Religion and the Marketplace in the United States
As Heath Carter has noted, we are due for a bumper crop of books on religion and capitalism in the United States. I want to briefly take note of a new collection of essays on the subject which came out of a conference held at Heidelberg University in 2011: Jan Stievermann, Philip Goff, Detlef Junker, Anthony Santoro, and Daniel Silliman, eds., Religion and the Marketplace in the United States New York: Oxford University Press, 2015.
I came to this collection looking for a critique of the persistent metaphor of a "market of religion." (To be more precise, I've been sketching ideas for an essay on this topic. When I saw in the Amazon preview that the title of Brooks Holifield's essay was similar to mine, I figured I needed to read it.) In the introduction the editors begin by critiquing "two metanarratives" about religion and the marketplace. The first of these "compartmentalizes religion and economics as more or less distinct spheres of human life that causally explain each other" (9). Most of the essays in this volume complicate this metanarrative. Mark Valeri on eighteenth-century New England merchants, Grant Wacker on Billy Graham, and Hilde Løvdal Stephens on James Dobson all describe small, daily interactions between religious belief and practice and the economy. Likewise a trio of essays on markets for religious books by Matthew Hedstrom, Günter Leypoldt, and Daniel Silliman show how groups from liberal Protestants to pretribulationist evangelicals navigated and created markets in religious commodities.

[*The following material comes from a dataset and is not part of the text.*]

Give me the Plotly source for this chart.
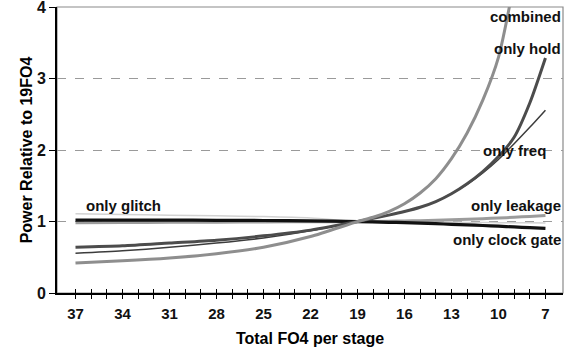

The second metanarrative that the editors critique is the idea that "the relationship of religion and markets ... explains 'the American difference,' why America seems so religious in comparison with other Western countries" (15). The bookend essays to this collection by Brooks Holifield and Kathryn Lofton take on this idea. In a tightly argued essay on "The Limitations of Market Explanations," Holifield makes short work of the idea, not so much refuting it as showing its implausibility. He argues instead that there is a "contingent, not necessary" connection between markets in religion and religiosity. Lofton makes the critique more general with a meditative essay on neoliberalism. She offers two observations: that historians are currently writing in an era of neoliberalism, and that most of the essays in the volume argue for a close connection between religious actors and the marketplace. From these observations she asks, "Is all American religion now neoliberal? Or is it merely the case that our scholarship has been so determined?" (285). Lofton doesn't give a definitive answer to this question, but the asking is what makes her essay the highlight of the collection. My suspicion is that the idea of "a [metaphorical] market of religion" has become an crutch we reach for too often to describe American religious interactions without explaining them.

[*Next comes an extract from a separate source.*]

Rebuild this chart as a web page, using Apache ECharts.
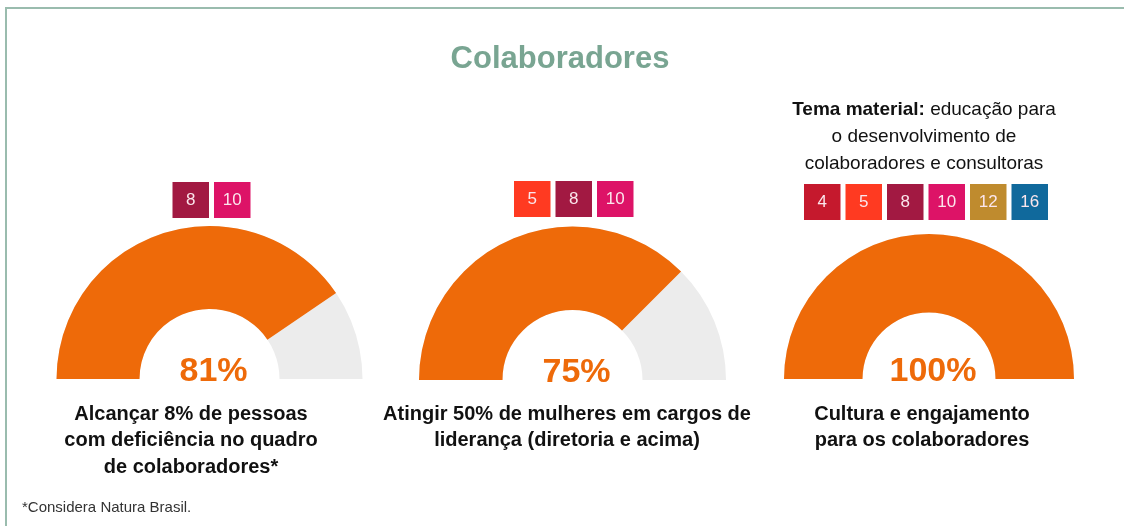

So there are two reasons you might want to pick up this edited collection. The body of the book offers a number of thoughtful, nuanced expositions of the daily interactions between religious actors and the economy. But Holifield and Lofton call into question the terms on which we write about religions and markets.
Comments
But you've sold me on the Lofton and Holifield essays, so I need get my hands on more than the front matter!
Monica, if I can I'd like to push back a little on the idea that there are only Protestants in the book. There are five chapters that look at Protestants and four chapters that look at non-Christian spirituality. This is besides the more broad, critical work of Holifield and Lofton, which bookend the collection.
That said, there is a whole section on evangelicals and lots of groups, from Catholics to Mormons, Jews to Jehovah's Witnesses, who are not represented here. This was an editorial choice we thought about a lot. Our decision was to not try to comprehensively cover every groups or every iteration of the market. The multiplicities are daunting, if you go that way.
Instead, we set out to 1) challenge the metanarratives and 2) show three types of studies we found promising. In the intro, we describe these as "religion and the marketplace," "religion in the marketplace" and "religion through the marketplace." these approaches to the subject seem good after the metanarratives.
I don't think that's the only choice we could have made. Editorially, there are options. Mark Noel's God and Mammon narrowed things just to Protestants. Laurence Moore's Selling God made some different choices. We decided against a survey approach, focusing instead on these strategies, and that's how we ended up where we ended up.